▶ **Supplied data**
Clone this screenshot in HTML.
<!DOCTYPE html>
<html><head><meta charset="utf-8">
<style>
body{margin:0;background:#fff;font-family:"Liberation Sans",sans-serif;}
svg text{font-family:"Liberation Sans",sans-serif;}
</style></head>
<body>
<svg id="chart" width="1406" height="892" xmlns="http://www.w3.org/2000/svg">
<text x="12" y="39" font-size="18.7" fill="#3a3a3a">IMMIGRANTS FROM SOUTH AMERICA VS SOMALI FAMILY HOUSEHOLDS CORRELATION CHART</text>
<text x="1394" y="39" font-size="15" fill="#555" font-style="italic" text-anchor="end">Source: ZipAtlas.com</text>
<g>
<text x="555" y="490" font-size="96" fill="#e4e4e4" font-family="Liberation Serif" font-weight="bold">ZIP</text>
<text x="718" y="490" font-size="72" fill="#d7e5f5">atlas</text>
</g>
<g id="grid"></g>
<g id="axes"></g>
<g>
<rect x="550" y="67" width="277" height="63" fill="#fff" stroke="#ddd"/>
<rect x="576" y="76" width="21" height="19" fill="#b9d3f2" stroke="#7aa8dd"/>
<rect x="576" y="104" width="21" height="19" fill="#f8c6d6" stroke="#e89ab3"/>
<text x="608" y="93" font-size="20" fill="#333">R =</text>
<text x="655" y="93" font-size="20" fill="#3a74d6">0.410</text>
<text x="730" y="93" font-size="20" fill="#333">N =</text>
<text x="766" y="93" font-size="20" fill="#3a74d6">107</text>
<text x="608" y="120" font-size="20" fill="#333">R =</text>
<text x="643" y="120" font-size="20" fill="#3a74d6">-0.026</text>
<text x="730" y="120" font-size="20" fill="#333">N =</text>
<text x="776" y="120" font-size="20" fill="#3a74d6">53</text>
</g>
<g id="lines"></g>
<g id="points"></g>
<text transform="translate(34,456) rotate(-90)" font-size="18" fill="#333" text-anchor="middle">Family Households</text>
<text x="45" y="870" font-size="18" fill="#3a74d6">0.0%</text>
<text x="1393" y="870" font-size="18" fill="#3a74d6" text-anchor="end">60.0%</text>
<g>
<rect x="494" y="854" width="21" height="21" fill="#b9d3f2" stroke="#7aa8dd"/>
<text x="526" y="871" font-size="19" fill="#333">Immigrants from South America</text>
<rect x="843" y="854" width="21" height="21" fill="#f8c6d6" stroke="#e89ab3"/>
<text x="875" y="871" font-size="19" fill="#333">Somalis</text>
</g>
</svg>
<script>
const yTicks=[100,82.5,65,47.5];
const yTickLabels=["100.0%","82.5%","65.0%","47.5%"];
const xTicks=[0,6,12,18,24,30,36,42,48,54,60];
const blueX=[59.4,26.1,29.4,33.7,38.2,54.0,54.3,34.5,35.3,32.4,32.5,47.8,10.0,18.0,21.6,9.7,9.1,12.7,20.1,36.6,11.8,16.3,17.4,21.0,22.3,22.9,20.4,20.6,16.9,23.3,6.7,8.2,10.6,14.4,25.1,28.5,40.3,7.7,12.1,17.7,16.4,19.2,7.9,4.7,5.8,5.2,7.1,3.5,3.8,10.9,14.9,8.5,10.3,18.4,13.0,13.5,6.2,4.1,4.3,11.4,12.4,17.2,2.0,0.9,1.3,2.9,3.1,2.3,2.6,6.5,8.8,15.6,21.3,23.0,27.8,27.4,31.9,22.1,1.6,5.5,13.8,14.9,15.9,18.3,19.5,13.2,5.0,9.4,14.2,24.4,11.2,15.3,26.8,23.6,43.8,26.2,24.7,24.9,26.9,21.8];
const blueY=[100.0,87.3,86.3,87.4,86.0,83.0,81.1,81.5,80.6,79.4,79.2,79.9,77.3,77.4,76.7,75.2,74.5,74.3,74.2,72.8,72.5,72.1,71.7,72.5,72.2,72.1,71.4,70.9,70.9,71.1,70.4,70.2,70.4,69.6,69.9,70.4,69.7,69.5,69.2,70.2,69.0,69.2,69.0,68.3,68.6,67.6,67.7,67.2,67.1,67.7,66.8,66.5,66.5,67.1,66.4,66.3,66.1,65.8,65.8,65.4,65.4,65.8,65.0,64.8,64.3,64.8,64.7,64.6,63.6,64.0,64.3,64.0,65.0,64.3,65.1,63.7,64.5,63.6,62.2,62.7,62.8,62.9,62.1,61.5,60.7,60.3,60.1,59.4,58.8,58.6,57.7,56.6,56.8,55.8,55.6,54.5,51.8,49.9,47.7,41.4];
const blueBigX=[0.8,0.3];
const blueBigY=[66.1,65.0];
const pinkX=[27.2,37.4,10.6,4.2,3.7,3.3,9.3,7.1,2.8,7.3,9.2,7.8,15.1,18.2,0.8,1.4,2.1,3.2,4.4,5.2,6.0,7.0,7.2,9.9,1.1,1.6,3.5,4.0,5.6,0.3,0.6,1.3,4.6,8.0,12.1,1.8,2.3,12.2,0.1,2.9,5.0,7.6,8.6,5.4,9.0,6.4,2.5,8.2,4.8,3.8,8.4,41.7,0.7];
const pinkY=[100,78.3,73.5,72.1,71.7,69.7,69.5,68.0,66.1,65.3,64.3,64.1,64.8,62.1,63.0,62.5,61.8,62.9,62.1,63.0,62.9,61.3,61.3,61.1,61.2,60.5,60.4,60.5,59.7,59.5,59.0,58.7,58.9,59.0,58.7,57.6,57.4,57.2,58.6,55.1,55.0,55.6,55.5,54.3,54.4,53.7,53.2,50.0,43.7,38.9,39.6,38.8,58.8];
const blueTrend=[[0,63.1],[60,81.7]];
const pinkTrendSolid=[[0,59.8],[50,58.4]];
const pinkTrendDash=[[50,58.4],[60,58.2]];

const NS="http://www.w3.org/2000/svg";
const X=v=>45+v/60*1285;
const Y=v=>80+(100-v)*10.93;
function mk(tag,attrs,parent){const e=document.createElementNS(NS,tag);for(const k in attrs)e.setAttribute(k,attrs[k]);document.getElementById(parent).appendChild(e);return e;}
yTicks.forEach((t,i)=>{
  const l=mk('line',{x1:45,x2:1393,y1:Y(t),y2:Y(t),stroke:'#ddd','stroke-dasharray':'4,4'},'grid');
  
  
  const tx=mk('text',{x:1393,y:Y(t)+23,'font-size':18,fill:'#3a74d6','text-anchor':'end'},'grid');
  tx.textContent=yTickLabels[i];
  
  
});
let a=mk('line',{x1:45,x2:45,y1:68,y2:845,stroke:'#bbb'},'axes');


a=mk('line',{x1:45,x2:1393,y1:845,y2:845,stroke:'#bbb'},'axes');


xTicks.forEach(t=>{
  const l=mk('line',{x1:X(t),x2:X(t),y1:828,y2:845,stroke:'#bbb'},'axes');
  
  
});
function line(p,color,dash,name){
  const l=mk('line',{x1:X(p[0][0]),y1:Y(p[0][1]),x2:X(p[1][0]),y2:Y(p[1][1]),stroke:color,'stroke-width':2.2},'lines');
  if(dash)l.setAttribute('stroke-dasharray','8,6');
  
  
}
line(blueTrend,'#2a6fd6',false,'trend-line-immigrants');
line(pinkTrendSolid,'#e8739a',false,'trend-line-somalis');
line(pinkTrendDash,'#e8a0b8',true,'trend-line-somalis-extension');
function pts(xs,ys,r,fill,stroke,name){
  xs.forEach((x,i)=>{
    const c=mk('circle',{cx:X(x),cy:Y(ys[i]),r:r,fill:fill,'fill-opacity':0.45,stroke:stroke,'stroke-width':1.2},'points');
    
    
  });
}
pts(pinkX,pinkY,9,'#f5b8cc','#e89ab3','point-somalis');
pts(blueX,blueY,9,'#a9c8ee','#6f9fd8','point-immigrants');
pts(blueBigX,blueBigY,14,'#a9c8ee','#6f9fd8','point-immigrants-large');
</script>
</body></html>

▶ **What you need to do**
From the listing above, reproduce all the lines exactly.

▶ **Answer in full**
Clone this screenshot in HTML.
<!DOCTYPE html>
<html><head><meta charset="utf-8">
<style>
body{margin:0;background:#fff;font-family:"Liberation Sans",sans-serif;}
svg text{font-family:"Liberation Sans",sans-serif;}
</style></head>
<body>
<svg id="chart" width="1406" height="892" xmlns="http://www.w3.org/2000/svg">
<text x="12" y="39" font-size="18.7" fill="#3a3a3a">IMMIGRANTS FROM SOUTH AMERICA VS SOMALI FAMILY HOUSEHOLDS CORRELATION CHART</text>
<text x="1394" y="39" font-size="15" fill="#555" font-style="italic" text-anchor="end">Source: ZipAtlas.com</text>
<g>
<text x="555" y="490" font-size="96" fill="#e4e4e4" font-family="Liberation Serif" font-weight="bold">ZIP</text>
<text x="718" y="490" font-size="72" fill="#d7e5f5">atlas</text>
</g>
<g id="grid"></g>
<g id="axes"></g>
<g>
<rect x="550" y="67" width="277" height="63" fill="#fff" stroke="#ddd"/>
<rect x="576" y="76" width="21" height="19" fill="#b9d3f2" stroke="#7aa8dd"/>
<rect x="576" y="104" width="21" height="19" fill="#f8c6d6" stroke="#e89ab3"/>
<text x="608" y="93" font-size="20" fill="#333">R =</text>
<text x="655" y="93" font-size="20" fill="#3a74d6">0.410</text>
<text x="730" y="93" font-size="20" fill="#333">N =</text>
<text x="766" y="93" font-size="20" fill="#3a74d6">107</text>
<text x="608" y="120" font-size="20" fill="#333">R =</text>
<text x="643" y="120" font-size="20" fill="#3a74d6">-0.026</text>
<text x="730" y="120" font-size="20" fill="#333">N =</text>
<text x="776" y="120" font-size="20" fill="#3a74d6">53</text>
</g>
<g id="lines"></g>
<g id="points"></g>
<text transform="translate(34,456) rotate(-90)" font-size="18" fill="#333" text-anchor="middle">Family Households</text>
<text x="45" y="870" font-size="18" fill="#3a74d6">0.0%</text>
<text x="1393" y="870" font-size="18" fill="#3a74d6" text-anchor="end">60.0%</text>
<g>
<rect x="494" y="854" width="21" height="21" fill="#b9d3f2" stroke="#7aa8dd"/>
<text x="526" y="871" font-size="19" fill="#333">Immigrants from South America</text>
<rect x="843" y="854" width="21" height="21" fill="#f8c6d6" stroke="#e89ab3"/>
<text x="875" y="871" font-size="19" fill="#333">Somalis</text>
</g>
</svg>
<script>
const yTicks=[100,82.5,65,47.5];
const yTickLabels=["100.0%","82.5%","65.0%","47.5%"];
const xTicks=[0,6,12,18,24,30,36,42,48,54,60];
const blueX=[59.4,26.1,29.4,33.7,38.2,54.0,54.3,34.5,35.3,32.4,32.5,47.8,10.0,18.0,21.6,9.7,9.1,12.7,20.1,36.6,11.8,16.3,17.4,21.0,22.3,22.9,20.4,20.6,16.9,23.3,6.7,8.2,10.6,14.4,25.1,28.5,40.3,7.7,12.1,17.7,16.4,19.2,7.9,4.7,5.8,5.2,7.1,3.5,3.8,10.9,14.9,8.5,10.3,18.4,13.0,13.5,6.2,4.1,4.3,11.4,12.4,17.2,2.0,0.9,1.3,2.9,3.1,2.3,2.6,6.5,8.8,15.6,21.3,23.0,27.8,27.4,31.9,22.1,1.6,5.5,13.8,14.9,15.9,18.3,19.5,13.2,5.0,9.4,14.2,24.4,11.2,15.3,26.8,23.6,43.8,26.2,24.7,24.9,26.9,21.8];
const blueY=[100.0,87.3,86.3,87.4,86.0,83.0,81.1,81.5,80.6,79.4,79.2,79.9,77.3,77.4,76.7,75.2,74.5,74.3,74.2,72.8,72.5,72.1,71.7,72.5,72.2,72.1,71.4,70.9,70.9,71.1,70.4,70.2,70.4,69.6,69.9,70.4,69.7,69.5,69.2,70.2,69.0,69.2,69.0,68.3,68.6,67.6,67.7,67.2,67.1,67.7,66.8,66.5,66.5,67.1,66.4,66.3,66.1,65.8,65.8,65.4,65.4,65.8,65.0,64.8,64.3,64.8,64.7,64.6,63.6,64.0,64.3,64.0,65.0,64.3,65.1,63.7,64.5,63.6,62.2,62.7,62.8,62.9,62.1,61.5,60.7,60.3,60.1,59.4,58.8,58.6,57.7,56.6,56.8,55.8,55.6,54.5,51.8,49.9,47.7,41.4];
const blueBigX=[0.8,0.3];
const blueBigY=[66.1,65.0];
const pinkX=[27.2,37.4,10.6,4.2,3.7,3.3,9.3,7.1,2.8,7.3,9.2,7.8,15.1,18.2,0.8,1.4,2.1,3.2,4.4,5.2,6.0,7.0,7.2,9.9,1.1,1.6,3.5,4.0,5.6,0.3,0.6,1.3,4.6,8.0,12.1,1.8,2.3,12.2,0.1,2.9,5.0,7.6,8.6,5.4,9.0,6.4,2.5,8.2,4.8,3.8,8.4,41.7,0.7];
const pinkY=[100,78.3,73.5,72.1,71.7,69.7,69.5,68.0,66.1,65.3,64.3,64.1,64.8,62.1,63.0,62.5,61.8,62.9,62.1,63.0,62.9,61.3,61.3,61.1,61.2,60.5,60.4,60.5,59.7,59.5,59.0,58.7,58.9,59.0,58.7,57.6,57.4,57.2,58.6,55.1,55.0,55.6,55.5,54.3,54.4,53.7,53.2,50.0,43.7,38.9,39.6,38.8,58.8];
const blueTrend=[[0,63.1],[60,81.7]];
const pinkTrendSolid=[[0,59.8],[50,58.4]];
const pinkTrendDash=[[50,58.4],[60,58.2]];

const NS="http://www.w3.org/2000/svg";
const X=v=>45+v/60*1285;
const Y=v=>80+(100-v)*10.93;
function mk(tag,attrs,parent){const e=document.createElementNS(NS,tag);for(const k in attrs)e.setAttribute(k,attrs[k]);document.getElementById(parent).appendChild(e);return e;}
yTicks.forEach((t,i)=>{
  const l=mk('line',{x1:45,x2:1393,y1:Y(t),y2:Y(t),stroke:'#ddd','stroke-dasharray':'4,4'},'grid');
  
  
  const tx=mk('text',{x:1393,y:Y(t)+23,'font-size':18,fill:'#3a74d6','text-anchor':'end'},'grid');
  tx.textContent=yTickLabels[i];
  
  
});
let a=mk('line',{x1:45,x2:45,y1:68,y2:845,stroke:'#bbb'},'axes');


a=mk('line',{x1:45,x2:1393,y1:845,y2:845,stroke:'#bbb'},'axes');


xTicks.forEach(t=>{
  const l=mk('line',{x1:X(t),x2:X(t),y1:828,y2:845,stroke:'#bbb'},'axes');
  
  
});
function line(p,color,dash,name){
  const l=mk('line',{x1:X(p[0][0]),y1:Y(p[0][1]),x2:X(p[1][0]),y2:Y(p[1][1]),stroke:color,'stroke-width':2.2},'lines');
  if(dash)l.setAttribute('stroke-dasharray','8,6');
  
  
}
line(blueTrend,'#2a6fd6',false,'trend-line-immigrants');
line(pinkTrendSolid,'#e8739a',false,'trend-line-somalis');
line(pinkTrendDash,'#e8a0b8',true,'trend-line-somalis-extension');
function pts(xs,ys,r,fill,stroke,name){
  xs.forEach((x,i)=>{
    const c=mk('circle',{cx:X(x),cy:Y(ys[i]),r:r,fill:fill,'fill-opacity':0.45,stroke:stroke,'stroke-width':1.2},'points');
    
    
  });
}
pts(pinkX,pinkY,9,'#f5b8cc','#e89ab3','point-somalis');
pts(blueX,blueY,9,'#a9c8ee','#6f9fd8','point-immigrants');
pts(blueBigX,blueBigY,14,'#a9c8ee','#6f9fd8','point-immigrants-large');
</script>
</body></html>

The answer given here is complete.